* [Problem details] Write the data below out exactly as it stands. Do not include the pictures.

■ ■ ■ ■

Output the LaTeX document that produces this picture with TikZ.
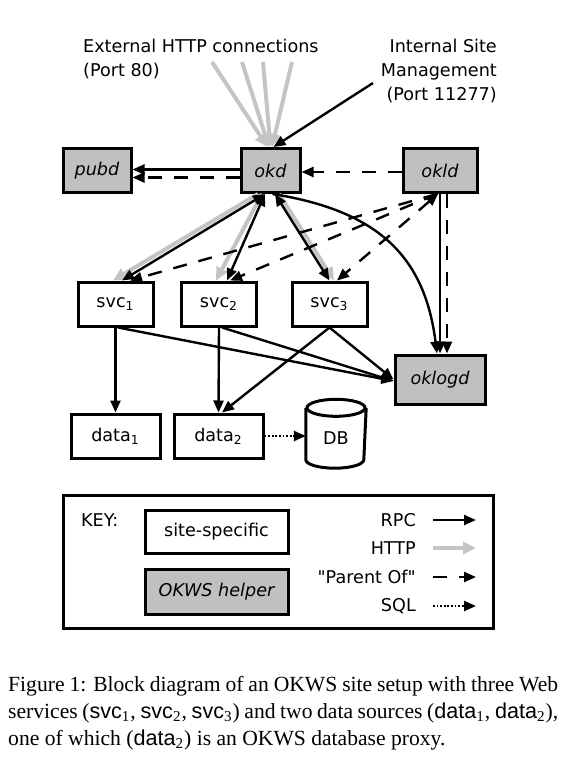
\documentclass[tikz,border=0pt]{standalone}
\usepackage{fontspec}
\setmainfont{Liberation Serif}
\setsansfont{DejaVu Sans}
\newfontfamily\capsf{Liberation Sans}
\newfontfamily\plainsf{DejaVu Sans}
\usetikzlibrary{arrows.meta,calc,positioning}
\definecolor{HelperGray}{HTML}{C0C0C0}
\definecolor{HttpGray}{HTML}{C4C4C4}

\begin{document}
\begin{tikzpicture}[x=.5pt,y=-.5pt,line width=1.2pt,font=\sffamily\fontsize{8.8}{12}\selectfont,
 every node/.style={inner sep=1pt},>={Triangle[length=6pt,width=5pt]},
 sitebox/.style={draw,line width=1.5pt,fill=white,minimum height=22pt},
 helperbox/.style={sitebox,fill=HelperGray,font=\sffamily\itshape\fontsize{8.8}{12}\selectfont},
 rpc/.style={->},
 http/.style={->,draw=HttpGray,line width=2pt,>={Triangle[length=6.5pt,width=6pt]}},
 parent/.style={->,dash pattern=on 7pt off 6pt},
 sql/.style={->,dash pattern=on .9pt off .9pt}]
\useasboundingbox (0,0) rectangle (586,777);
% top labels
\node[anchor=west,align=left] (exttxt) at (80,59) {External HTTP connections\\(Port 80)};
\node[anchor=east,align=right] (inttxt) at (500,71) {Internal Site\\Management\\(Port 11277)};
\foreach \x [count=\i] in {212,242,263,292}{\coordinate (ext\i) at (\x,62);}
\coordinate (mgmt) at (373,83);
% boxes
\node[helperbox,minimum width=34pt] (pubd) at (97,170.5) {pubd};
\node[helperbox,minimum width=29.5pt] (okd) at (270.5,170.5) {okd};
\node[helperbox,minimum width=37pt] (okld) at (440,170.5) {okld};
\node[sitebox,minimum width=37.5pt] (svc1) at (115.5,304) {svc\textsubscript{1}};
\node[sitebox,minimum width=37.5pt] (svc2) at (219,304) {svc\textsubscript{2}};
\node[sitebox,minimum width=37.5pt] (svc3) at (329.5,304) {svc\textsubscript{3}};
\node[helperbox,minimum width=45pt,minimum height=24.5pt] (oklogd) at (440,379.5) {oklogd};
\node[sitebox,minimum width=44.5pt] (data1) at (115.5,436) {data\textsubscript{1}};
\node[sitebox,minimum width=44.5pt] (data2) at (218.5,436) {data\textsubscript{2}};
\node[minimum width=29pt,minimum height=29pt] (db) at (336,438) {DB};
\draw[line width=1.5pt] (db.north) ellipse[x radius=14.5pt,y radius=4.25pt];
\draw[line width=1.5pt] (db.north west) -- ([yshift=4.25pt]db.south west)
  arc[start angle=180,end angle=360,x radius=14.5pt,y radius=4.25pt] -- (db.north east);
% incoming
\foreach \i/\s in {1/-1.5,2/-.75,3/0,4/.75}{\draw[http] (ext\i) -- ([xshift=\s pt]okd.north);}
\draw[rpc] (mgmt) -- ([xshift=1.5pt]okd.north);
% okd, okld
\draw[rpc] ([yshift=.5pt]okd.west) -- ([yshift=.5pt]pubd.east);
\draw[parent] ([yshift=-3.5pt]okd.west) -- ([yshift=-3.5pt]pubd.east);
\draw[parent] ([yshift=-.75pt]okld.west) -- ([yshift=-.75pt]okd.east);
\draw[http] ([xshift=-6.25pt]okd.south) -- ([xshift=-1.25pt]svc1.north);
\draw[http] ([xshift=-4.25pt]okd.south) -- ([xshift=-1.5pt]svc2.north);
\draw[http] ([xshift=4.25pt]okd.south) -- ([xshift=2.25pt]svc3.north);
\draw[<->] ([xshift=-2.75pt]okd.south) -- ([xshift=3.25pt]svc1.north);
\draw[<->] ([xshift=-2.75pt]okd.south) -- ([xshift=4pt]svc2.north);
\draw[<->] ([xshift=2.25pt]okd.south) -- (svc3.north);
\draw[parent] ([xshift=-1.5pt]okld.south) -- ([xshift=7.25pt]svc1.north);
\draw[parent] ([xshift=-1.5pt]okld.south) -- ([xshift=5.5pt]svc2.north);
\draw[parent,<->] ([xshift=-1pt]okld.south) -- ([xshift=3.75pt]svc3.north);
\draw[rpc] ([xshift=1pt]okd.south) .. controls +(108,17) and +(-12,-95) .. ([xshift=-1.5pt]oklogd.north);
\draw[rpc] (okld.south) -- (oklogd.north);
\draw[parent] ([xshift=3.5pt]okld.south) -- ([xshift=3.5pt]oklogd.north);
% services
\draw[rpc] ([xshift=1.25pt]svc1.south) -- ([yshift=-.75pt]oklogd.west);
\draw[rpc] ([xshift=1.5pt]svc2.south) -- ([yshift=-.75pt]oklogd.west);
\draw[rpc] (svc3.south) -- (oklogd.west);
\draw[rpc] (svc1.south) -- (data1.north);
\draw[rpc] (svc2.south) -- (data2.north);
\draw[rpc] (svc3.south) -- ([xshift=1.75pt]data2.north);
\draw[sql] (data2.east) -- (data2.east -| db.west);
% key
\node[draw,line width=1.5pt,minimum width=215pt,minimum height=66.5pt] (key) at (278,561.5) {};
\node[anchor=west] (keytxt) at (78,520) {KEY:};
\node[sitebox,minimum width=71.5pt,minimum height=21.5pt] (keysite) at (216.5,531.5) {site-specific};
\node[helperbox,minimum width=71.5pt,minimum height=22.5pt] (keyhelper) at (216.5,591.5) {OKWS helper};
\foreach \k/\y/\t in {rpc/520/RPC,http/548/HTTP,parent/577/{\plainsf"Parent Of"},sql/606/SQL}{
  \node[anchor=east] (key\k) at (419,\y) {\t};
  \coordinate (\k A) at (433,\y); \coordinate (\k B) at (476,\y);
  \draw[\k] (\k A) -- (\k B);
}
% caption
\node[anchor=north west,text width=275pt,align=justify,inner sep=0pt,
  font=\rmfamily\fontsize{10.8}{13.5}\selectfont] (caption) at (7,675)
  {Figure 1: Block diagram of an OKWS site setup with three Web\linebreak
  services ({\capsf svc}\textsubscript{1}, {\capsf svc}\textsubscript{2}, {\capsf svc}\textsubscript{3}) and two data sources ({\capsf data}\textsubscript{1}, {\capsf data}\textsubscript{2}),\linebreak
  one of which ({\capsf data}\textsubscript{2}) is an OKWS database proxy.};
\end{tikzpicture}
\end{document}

■ ■ ■ ■

* [Response to the task]
Output the LaTeX document that produces this picture with TikZ.
\documentclass[tikz,border=0pt]{standalone}
\usepackage{fontspec}
\setmainfont{Liberation Serif}
\setsansfont{DejaVu Sans}
\newfontfamily\capsf{Liberation Sans}
\newfontfamily\plainsf{DejaVu Sans}
\usetikzlibrary{arrows.meta,calc,positioning}
\definecolor{HelperGray}{HTML}{C0C0C0}
\definecolor{HttpGray}{HTML}{C4C4C4}

\begin{document}
\begin{tikzpicture}[x=.5pt,y=-.5pt,line width=1.2pt,font=\sffamily\fontsize{8.8}{12}\selectfont,
 every node/.style={inner sep=1pt},>={Triangle[length=6pt,width=5pt]},
 sitebox/.style={draw,line width=1.5pt,fill=white,minimum height=22pt},
 helperbox/.style={sitebox,fill=HelperGray,font=\sffamily\itshape\fontsize{8.8}{12}\selectfont},
 rpc/.style={->},
 http/.style={->,draw=HttpGray,line width=2pt,>={Triangle[length=6.5pt,width=6pt]}},
 parent/.style={->,dash pattern=on 7pt off 6pt},
 sql/.style={->,dash pattern=on .9pt off .9pt}]
\useasboundingbox (0,0) rectangle (586,777);
% top labels
\node[anchor=west,align=left] (exttxt) at (80,59) {External HTTP connections\\(Port 80)};
\node[anchor=east,align=right] (inttxt) at (500,71) {Internal Site\\Management\\(Port 11277)};
\foreach \x [count=\i] in {212,242,263,292}{\coordinate (ext\i) at (\x,62);}
\coordinate (mgmt) at (373,83);
% boxes
\node[helperbox,minimum width=34pt] (pubd) at (97,170.5) {pubd};
\node[helperbox,minimum width=29.5pt] (okd) at (270.5,170.5) {okd};
\node[helperbox,minimum width=37pt] (okld) at (440,170.5) {okld};
\node[sitebox,minimum width=37.5pt] (svc1) at (115.5,304) {svc\textsubscript{1}};
\node[sitebox,minimum width=37.5pt] (svc2) at (219,304) {svc\textsubscript{2}};
\node[sitebox,minimum width=37.5pt] (svc3) at (329.5,304) {svc\textsubscript{3}};
\node[helperbox,minimum width=45pt,minimum height=24.5pt] (oklogd) at (440,379.5) {oklogd};
\node[sitebox,minimum width=44.5pt] (data1) at (115.5,436) {data\textsubscript{1}};
\node[sitebox,minimum width=44.5pt] (data2) at (218.5,436) {data\textsubscript{2}};
\node[minimum width=29pt,minimum height=29pt] (db) at (336,438) {DB};
\draw[line width=1.5pt] (db.north) ellipse[x radius=14.5pt,y radius=4.25pt];
\draw[line width=1.5pt] (db.north west) -- ([yshift=4.25pt]db.south west)
  arc[start angle=180,end angle=360,x radius=14.5pt,y radius=4.25pt] -- (db.north east);
% incoming
\foreach \i/\s in {1/-1.5,2/-.75,3/0,4/.75}{\draw[http] (ext\i) -- ([xshift=\s pt]okd.north);}
\draw[rpc] (mgmt) -- ([xshift=1.5pt]okd.north);
% okd, okld
\draw[rpc] ([yshift=.5pt]okd.west) -- ([yshift=.5pt]pubd.east);
\draw[parent] ([yshift=-3.5pt]okd.west) -- ([yshift=-3.5pt]pubd.east);
\draw[parent] ([yshift=-.75pt]okld.west) -- ([yshift=-.75pt]okd.east);
\draw[http] ([xshift=-6.25pt]okd.south) -- ([xshift=-1.25pt]svc1.north);
\draw[http] ([xshift=-4.25pt]okd.south) -- ([xshift=-1.5pt]svc2.north);
\draw[http] ([xshift=4.25pt]okd.south) -- ([xshift=2.25pt]svc3.north);
\draw[<->] ([xshift=-2.75pt]okd.south) -- ([xshift=3.25pt]svc1.north);
\draw[<->] ([xshift=-2.75pt]okd.south) -- ([xshift=4pt]svc2.north);
\draw[<->] ([xshift=2.25pt]okd.south) -- (svc3.north);
\draw[parent] ([xshift=-1.5pt]okld.south) -- ([xshift=7.25pt]svc1.north);
\draw[parent] ([xshift=-1.5pt]okld.south) -- ([xshift=5.5pt]svc2.north);
\draw[parent,<->] ([xshift=-1pt]okld.south) -- ([xshift=3.75pt]svc3.north);
\draw[rpc] ([xshift=1pt]okd.south) .. controls +(108,17) and +(-12,-95) .. ([xshift=-1.5pt]oklogd.north);
\draw[rpc] (okld.south) -- (oklogd.north);
\draw[parent] ([xshift=3.5pt]okld.south) -- ([xshift=3.5pt]oklogd.north);
% services
\draw[rpc] ([xshift=1.25pt]svc1.south) -- ([yshift=-.75pt]oklogd.west);
\draw[rpc] ([xshift=1.5pt]svc2.south) -- ([yshift=-.75pt]oklogd.west);
\draw[rpc] (svc3.south) -- (oklogd.west);
\draw[rpc] (svc1.south) -- (data1.north);
\draw[rpc] (svc2.south) -- (data2.north);
\draw[rpc] (svc3.south) -- ([xshift=1.75pt]data2.north);
\draw[sql] (data2.east) -- (data2.east -| db.west);
% key
\node[draw,line width=1.5pt,minimum width=215pt,minimum height=66.5pt] (key) at (278,561.5) {};
\node[anchor=west] (keytxt) at (78,520) {KEY:};
\node[sitebox,minimum width=71.5pt,minimum height=21.5pt] (keysite) at (216.5,531.5) {site-specific};
\node[helperbox,minimum width=71.5pt,minimum height=22.5pt] (keyhelper) at (216.5,591.5) {OKWS helper};
\foreach \k/\y/\t in {rpc/520/RPC,http/548/HTTP,parent/577/{\plainsf"Parent Of"},sql/606/SQL}{
  \node[anchor=east] (key\k) at (419,\y) {\t};
  \coordinate (\k A) at (433,\y); \coordinate (\k B) at (476,\y);
  \draw[\k] (\k A) -- (\k B);
}
% caption
\node[anchor=north west,text width=275pt,align=justify,inner sep=0pt,
  font=\rmfamily\fontsize{10.8}{13.5}\selectfont] (caption) at (7,675)
  {Figure 1: Block diagram of an OKWS site setup with three Web\linebreak
  services ({\capsf svc}\textsubscript{1}, {\capsf svc}\textsubscript{2}, {\capsf svc}\textsubscript{3}) and two data sources ({\capsf data}\textsubscript{1}, {\capsf data}\textsubscript{2}),\linebreak
  one of which ({\capsf data}\textsubscript{2}) is an OKWS database proxy.};
\end{tikzpicture}
\end{document}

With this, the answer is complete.